ESPN is set to air ‘Project 11’ on Friday night; a documentary detailing Alex Smith’s miraculous recovery from a gruesome leg injury.
At this point in time, Washington Redskins quarterback Alex Smith is eyeing a return to the NFL, hoping that he can play football at some point again in his career.
A little over a year ago, that was an impossible thought to have. Keeping him alive was the main goal.
“Our first priority is we’re going to save his life. And then we’re going to do our best to save his leg,” a doctor said of Smith during his recovery, via ESPN.com. “And anything beyond that is a miracle.”
Considering that Smith is currently rehabbing and working to get back into good enough shape to be able to take the field again, it’s safe to say that a miracle has happened.
ESPN is set to air a documentary on Friday night, titled ‘Project 11.’ It will detail Smith’s recovery from a compound fracture in his leg that was suffered in a 2018 Week 11 game against the Houston Texans. After being carted off the field and rushed to the hospital, Smith floated in and out of consciousness as doctors tried to figure out what was wrong. The story from ESPN details his recovery, and this excerpt from his wife, Elizabeth Barry, is haunting.
They’re thinking he has a blood clot, a pulmonary embolism. Then we’re doing a cardiogram. Throughout the night, it’s test after test after test. Alex’s fever is through the roof. His blood pressure is dropping.
Everyone — the nurses, the doctors — every person is in this room and can hear me asking, “Is everything going to be OK?” They are saying, “We just need to find the root of the problem.”
Finally, we learn he has an infection.
The doctors are telling me, “He’s septic. It’s in his blood. But we don’t know what type of infection it is.”
Dr. Steve Malekzadeh, one of Alex’s trauma surgeons, comes in early the next morning. It’s Thursday, Thanksgiving Day. He would tell us later he came in because he couldn’t sleep. He knew something was off. He unwraps the bandages from Alex’s leg, even though it had been unwrapped just a few hours before. At that time, it looked normal, at least as normal as post-surgical fracture sites look.
But now his leg is black. The blisters are huge. It’s clear the infection is in his leg. It’s something I couldn’t fathom seeing in a war movie, only now it’s my husband. It’s my worst nightmare.

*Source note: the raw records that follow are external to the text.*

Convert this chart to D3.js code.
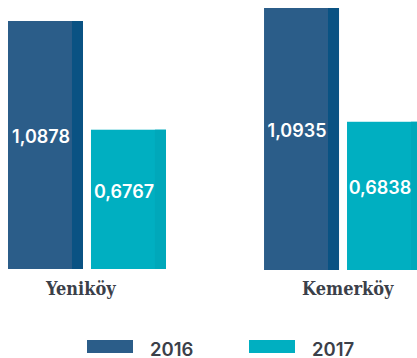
<!DOCTYPE html>
<html>
<head>
<meta charset="utf-8">
<script src="https://cdn.jsdelivr.net/npm/d3@7"></script>
<style>
  html, body { margin: 0; padding: 0; background: #fff; }
  svg { display: block; }
</style>
</head>
<body>
<div id="chart"></div>
<script>
// Sites and years
const categories = ["Yeniköy", "Kemerköy"];
const years = ["2016", "2017"];
// Values per site, one array per year
const values2016 = [1.0878, 1.0935];
const values2017 = [0.6767, 0.6838];
// Axis floor the bars start from
const axisFloor = 0.15;

const W = 417, H = 358;
const colors = { "2016": "#2b5d89", "2017": "#00afc1" };
const edgeColors = { "2016": "#0a5283", "2017": "#00a8ba" };
const fmt = v => d3.format(".4f")(v).replace(".", ",");

const svg = d3.select("#chart").append("svg")
  .attr("width", W).attr("height", H);

// Group and series bands
const x0 = d3.scaleBand().domain(categories)
  .range([8, 422]).paddingInner(0.383).paddingOuter(0);
const x1 = d3.scaleBand().domain(years)
  .range([0, x0.bandwidth()]).paddingInner(0.0964).paddingOuter(0);

// Each site is its own small panel with its own vertical scale
const panels = {
  "Yeniköy": { top: 21, bottom: 269 },
  "Kemerköy": { top: 8, bottom: 270 }
};

const rows = categories.map((c, i) => ({
  cat: c,
  vals: [{ year: "2016", v: values2016[i] }, { year: "2017", v: values2017[i] }]
}));

const stripW = 11;

rows.forEach(row => {
  const p = panels[row.cat];
  const maxV = d3.max(row.vals, d => d.v);
  const y = d3.scaleLinear().domain([axisFloor, maxV]).range([p.bottom, p.top]);
  const g = svg.append("g").attr("transform", `translate(${x0(row.cat)},0)`);

  const bars = g.selectAll("g.bar").data(row.vals).join("g").attr("class", "bar");
  bars.append("rect")
    .attr("x", d => x1(d.year))
    .attr("y", d => y(d.v))
    .attr("width", x1.bandwidth())
    .attr("height", d => y(axisFloor) - y(d.v))
    .attr("fill", d => colors[d.year]);
  bars.append("rect")
    .attr("x", d => x1(d.year) + x1.bandwidth() - stripW)
    .attr("y", d => y(d.v))
    .attr("width", stripW)
    .attr("height", d => y(axisFloor) - y(d.v))
    .attr("fill", d => edgeColors[d.year]);
  bars.append("text")
    .attr("x", d => x1(d.year) + (x1.bandwidth() - stripW) / 2 + 1)
    .attr("y", d => (y(d.v) + y(axisFloor)) / 2 - 8)
    .attr("dy", "0.36em")
    .attr("text-anchor", "middle")
    .attr("fill", "#fff")
    .style("font-family", "Inter, 'Open Sans', sans-serif")
    .style("font-weight", 600)
    .style("font-size", "18px")
    .text(d => fmt(d.v));

  g.append("text")
    .attr("x", 38)
    .attr("y", 294.5)
    .attr("fill", "#3b4049")
    .style("font-family", "'DejaVu Serif Condensed', 'DejaVu Serif', serif")
    .style("font-stretch", "condensed")
    .style("font-weight", 700)
    .style("font-size", "18px")
    .text(row.cat);
});

// Legend
const legendX = d3.scaleOrdinal().domain(years).range([87, 249]);
const lg = svg.selectAll("g.legend").data(years).join("g")
  .attr("class", "legend")
  .attr("transform", d => `translate(${legendX(d)},340)`);
lg.append("rect")
  .attr("width", 46).attr("height", 13)
  .attr("fill", d => colors[d]);
lg.append("text")
  .attr("x", 63).attr("y", 15.5)
  .attr("fill", "#3b4049")
  .style("font-family", "Inter, 'Open Sans', sans-serif")
  .style("font-weight", 600)
  .style("font-size", "18.5px")
  .text(d => d);
</script>
</body>
</html>
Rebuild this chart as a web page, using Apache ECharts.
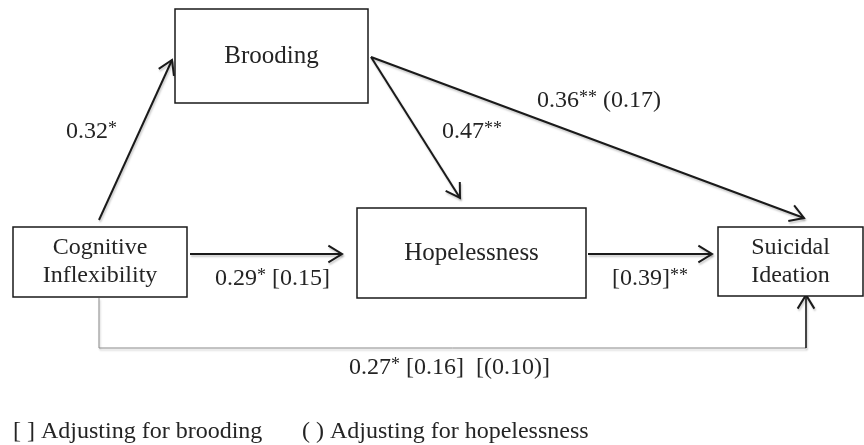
<!DOCTYPE html>
<html>
<head>
<meta charset="utf-8">
<title>Path model</title>
<script src="https://cdn.jsdelivr.net/npm/echarts@6/dist/echarts.min.js"></script>
<style>
html, body { margin: 0; padding: 0; background: #fff; }
#chart { width: 864px; height: 445px; }
</style>
</head>
<body>
<div id="chart"></div>
<script>
// variables of the model
const nodeNames = ['Brooding', 'Cognitive\nInflexibility', 'Hopelessness', 'Suicidal\nIdeation']
// paths: coefficient, significance, adjusted estimates
const pathNames = ['CI-Brooding', 'Brooding-Hopelessness', 'Brooding-SI', 'CI-Hopelessness', 'Hopelessness-SI', 'CI-SI']
const pathCoef = ['0.32', '0.47', '0.36', '0.29', '[0.39]', '0.27']
const pathStars = ['*', '**', '**', '*', '**', '*']
const pathAdjusted = ['', '', ' (0.17)', ' [0.15]', '', ' [0.16]  [(0.10)]']
const legendNotes = ['[ ] Adjusting for brooding', '( ) Adjusting for hopelessness']

// layout, in diagram units (same as the 864 x 445 picture, y going down)
const nodeBox = [[175, 9, 368, 103], [13, 227, 187, 297], [357, 208, 586, 298], [718, 227, 863, 296]]
const nodeFont = [25, 24, 25, 24]
const pathRoute = [
  [[99, 220], [172, 60]],
  [[371, 57], [460, 198]],
  [[371, 57], [804, 218]],
  [[190, 254], [342, 254]],
  [[588, 254], [712, 254]],
  [[99, 298], [99, 348], [806, 348], [806, 295]]
]
const pathLabelPos = [[66, 132], [442, 132], [537, 101], [215, 279], [612, 279], [349, 368]]
const legendPos = [[13, 432], [302, 432]]

const SERIF = '"Liberation Serif", "Times New Roman", serif'
const TEXT = '#242424'
const LINE = '#1a1a1a'
const shadow = { shadowBlur: 2, shadowOffsetX: 1, shadowOffsetY: 2, shadowColor: 'rgba(0,0,0,0.22)' }

function chevron (tip, from, len, ang) {
  const a = Math.atan2(tip[1] - from[1], tip[0] - from[0])
  return [
    [tip[0] - len * Math.cos(a - ang), tip[1] - len * Math.sin(a - ang)],
    tip,
    [tip[0] - len * Math.cos(a + ang), tip[1] - len * Math.sin(a + ang)]
  ]
}

function renderNode (params, api) {
  const b = nodeBox[params.dataIndex]
  const p0 = api.coord([b[0], b[1]])
  const p1 = api.coord([b[2], b[3]])
  return {
    type: 'group',
    children: [{
      type: 'rect',
      shape: { x: p0[0], y: p0[1], width: p1[0] - p0[0], height: p1[1] - p0[1] },
      style: { fill: '#fff', stroke: LINE, lineWidth: 1.5 }
    }, {
      type: 'text',
      style: {
        text: nodeNames[params.dataIndex],
        x: (p0[0] + p1[0]) / 2,
        y: (p0[1] + p1[1]) / 2,
        align: 'center',
        verticalAlign: 'middle',
        fontFamily: SERIF,
        fontSize: nodeFont[params.dataIndex],
        lineHeight: 28,
        fill: TEXT
      }
    }]
  }
}

function renderPath (params, api) {
  const i = params.dataIndex
  const pts = pathRoute[i].map(p => api.coord(p))
  const children = []
  const n = pts.length
  if (n > 2) {
    // elbow route: thin grey run, black last leg into the box
    children.push({
      type: 'polyline',
      shape: { points: pts.slice(0, n - 1) },
      style: Object.assign({ fill: null, stroke: '#8a8a8a', lineWidth: 1 }, shadow)
    })
  }
  const from = pts[n - 2]
  const tip = pts[n - 1]
  children.push({
    type: 'line',
    shape: { x1: from[0], y1: from[1], x2: tip[0], y2: tip[1] },
    style: Object.assign({ stroke: LINE, lineWidth: n > 2 ? 1.6 : 2 }, shadow)
  })
  children.push({
    type: 'polyline',
    shape: { points: chevron(tip, from, 16, 0.55) },
    style: Object.assign({ fill: null, stroke: LINE, lineWidth: 2 }, shadow)
  })
  const lp = api.coord(pathLabelPos[i])
  children.push({
    type: 'text',
    style: {
      text: pathCoef[i] + '{s|' + pathStars[i] + '}' + pathAdjusted[i],
      x: lp[0],
      y: lp[1],
      align: 'left',
      verticalAlign: 'middle',
      fontFamily: SERIF,
      fontSize: 24,
      fill: TEXT,
      rich: { s: { fontFamily: SERIF, fontSize: 18, verticalAlign: 'top', padding: [0, 0, 3, 0], fill: TEXT } }
    }
  })
  return { type: 'group', children: children }
}

function renderNote (params, api) {
  const p = api.coord(legendPos[params.dataIndex])
  return {
    type: 'text',
    style: {
      text: legendNotes[params.dataIndex],
      x: p[0],
      y: p[1],
      align: 'left',
      verticalAlign: 'middle',
      fontFamily: SERIF,
      fontSize: 24,
      fill: TEXT
    }
  }
}

const chart = echarts.init(document.getElementById('chart'))
chart.setOption({
  animation: false,
  backgroundColor: '#fff',
  grid: { left: 0, right: 0, top: 0, bottom: 0 },
  xAxis: { type: 'value', min: 0, max: 864, show: false },
  yAxis: { type: 'value', min: 0, max: 445, inverse: true, show: false },
  series: [{
    type: 'custom',
    name: 'paths',
    renderItem: renderPath,
    data: pathNames.map((name, i) => ({ name: name, value: pathLabelPos[i] }))
  }, {
    type: 'custom',
    name: 'nodes',
    renderItem: renderNode,
    data: nodeNames.map((name, i) => ({ name: name, value: [(nodeBox[i][0] + nodeBox[i][2]) / 2, (nodeBox[i][1] + nodeBox[i][3]) / 2] }))
  }, {
    type: 'custom',
    name: 'notes',
    renderItem: renderNote,
    data: legendNotes.map((t, i) => ({ name: t, value: legendPos[i] }))
  }]
})
</script>
</body>
</html>
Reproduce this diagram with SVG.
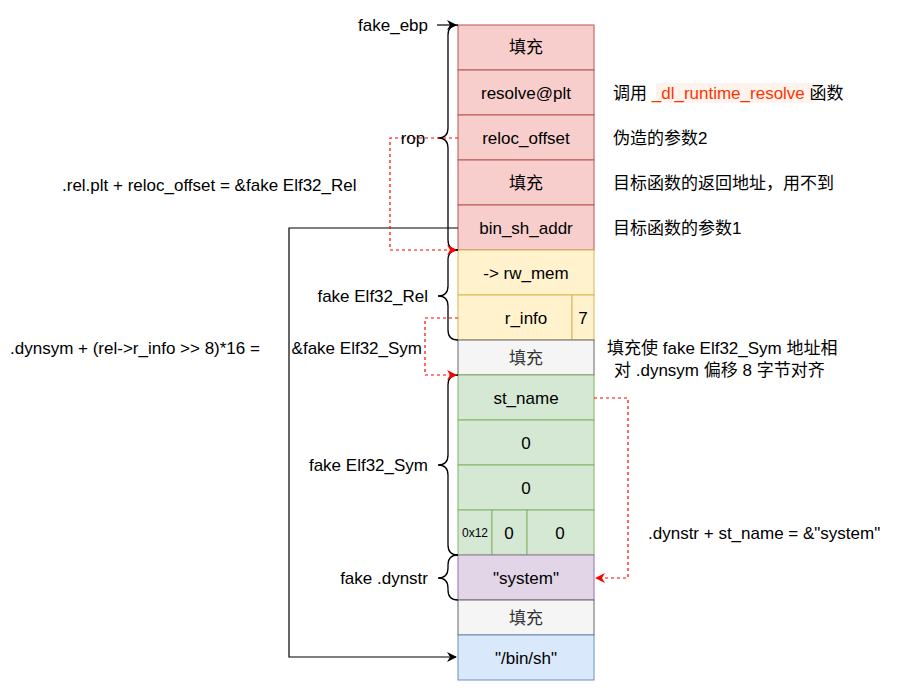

The rest of the story will be air on Friday night at 7:30 p.m. ET, detailing his recovery, and a potential return to football that lays ahead of him. It will be gruesome at times, and may illicit some teams for any fan who remembers that fateful day in November, but it will undoubtedly be uplifting to watch as Smith fights back and works to continue his athletic career. It may never come to fruition that he plays in the NFL again, but at this point, he’s alive and well, and everything else is just gravy.